■ Written exercise ■
List each line of the data that holds the string "with", please.

■ Provided entries ■
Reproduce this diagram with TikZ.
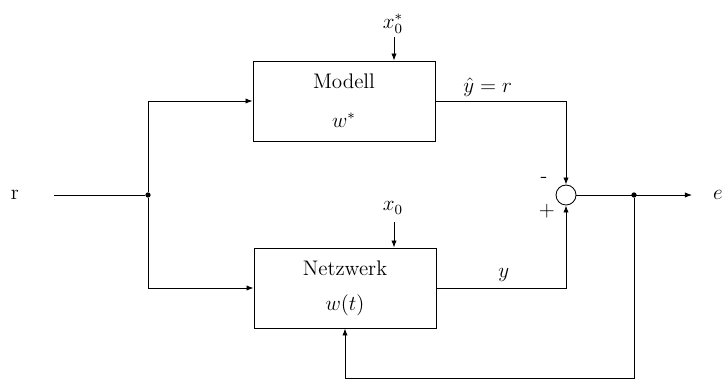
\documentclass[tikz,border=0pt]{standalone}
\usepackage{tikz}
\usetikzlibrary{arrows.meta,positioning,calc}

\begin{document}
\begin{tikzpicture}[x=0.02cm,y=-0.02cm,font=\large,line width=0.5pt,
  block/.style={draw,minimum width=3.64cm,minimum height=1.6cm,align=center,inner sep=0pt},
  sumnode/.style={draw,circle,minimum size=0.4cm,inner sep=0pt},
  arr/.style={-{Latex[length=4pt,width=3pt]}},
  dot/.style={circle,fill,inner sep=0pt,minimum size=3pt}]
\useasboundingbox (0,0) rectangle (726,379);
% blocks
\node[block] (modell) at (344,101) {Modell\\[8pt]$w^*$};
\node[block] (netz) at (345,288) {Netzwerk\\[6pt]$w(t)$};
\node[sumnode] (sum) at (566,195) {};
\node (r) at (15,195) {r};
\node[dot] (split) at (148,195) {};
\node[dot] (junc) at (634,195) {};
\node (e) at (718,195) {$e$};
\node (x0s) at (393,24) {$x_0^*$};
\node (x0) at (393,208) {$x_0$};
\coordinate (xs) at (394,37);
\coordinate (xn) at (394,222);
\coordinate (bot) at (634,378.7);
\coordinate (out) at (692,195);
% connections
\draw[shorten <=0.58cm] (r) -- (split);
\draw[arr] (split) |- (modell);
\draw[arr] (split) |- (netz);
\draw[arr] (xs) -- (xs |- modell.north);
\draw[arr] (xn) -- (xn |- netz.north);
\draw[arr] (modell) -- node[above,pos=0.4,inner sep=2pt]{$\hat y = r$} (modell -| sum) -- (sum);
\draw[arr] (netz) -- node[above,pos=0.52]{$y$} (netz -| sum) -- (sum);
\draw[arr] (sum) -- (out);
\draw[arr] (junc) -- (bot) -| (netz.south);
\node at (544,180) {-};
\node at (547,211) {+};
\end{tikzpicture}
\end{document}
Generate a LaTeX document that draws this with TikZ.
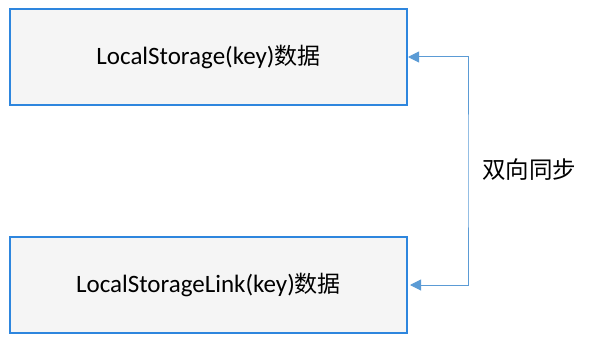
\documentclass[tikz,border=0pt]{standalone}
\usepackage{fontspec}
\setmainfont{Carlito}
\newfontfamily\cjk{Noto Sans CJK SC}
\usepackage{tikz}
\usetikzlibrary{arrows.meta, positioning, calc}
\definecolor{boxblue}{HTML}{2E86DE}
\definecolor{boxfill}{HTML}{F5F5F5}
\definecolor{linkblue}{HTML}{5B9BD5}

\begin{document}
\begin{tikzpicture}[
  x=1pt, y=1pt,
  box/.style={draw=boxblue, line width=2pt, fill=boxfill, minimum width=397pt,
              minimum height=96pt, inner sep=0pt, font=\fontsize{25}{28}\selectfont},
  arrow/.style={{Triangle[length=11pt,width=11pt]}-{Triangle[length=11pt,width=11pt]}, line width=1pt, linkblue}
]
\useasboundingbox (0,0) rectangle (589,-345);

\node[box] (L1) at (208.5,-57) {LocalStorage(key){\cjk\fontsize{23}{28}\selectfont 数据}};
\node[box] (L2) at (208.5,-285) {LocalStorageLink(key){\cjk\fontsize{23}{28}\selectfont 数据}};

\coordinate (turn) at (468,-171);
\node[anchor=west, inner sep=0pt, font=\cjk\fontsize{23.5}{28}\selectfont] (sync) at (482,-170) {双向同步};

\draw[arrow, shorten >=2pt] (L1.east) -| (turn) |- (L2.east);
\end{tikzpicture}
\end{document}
* * *
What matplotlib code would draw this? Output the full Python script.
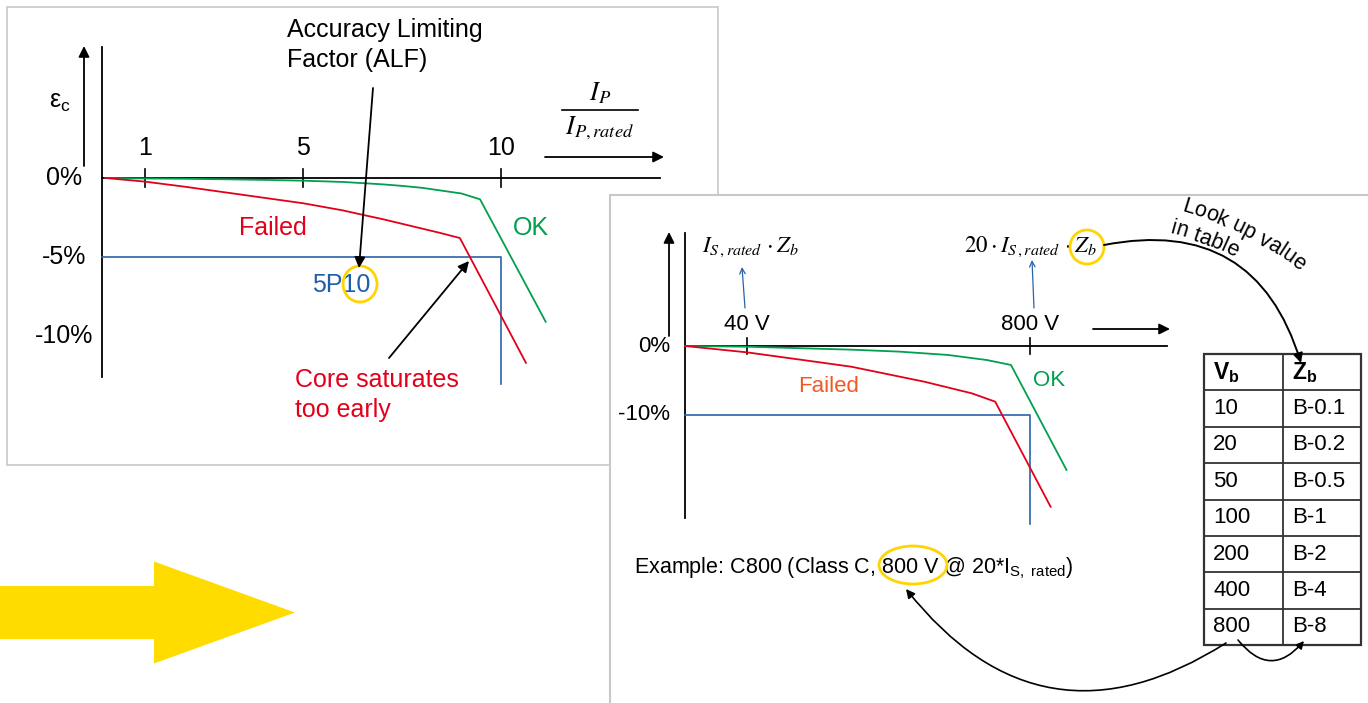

■ Complete answer ■
Reproduce this diagram with TikZ.
Generate a LaTeX document that draws this with TikZ.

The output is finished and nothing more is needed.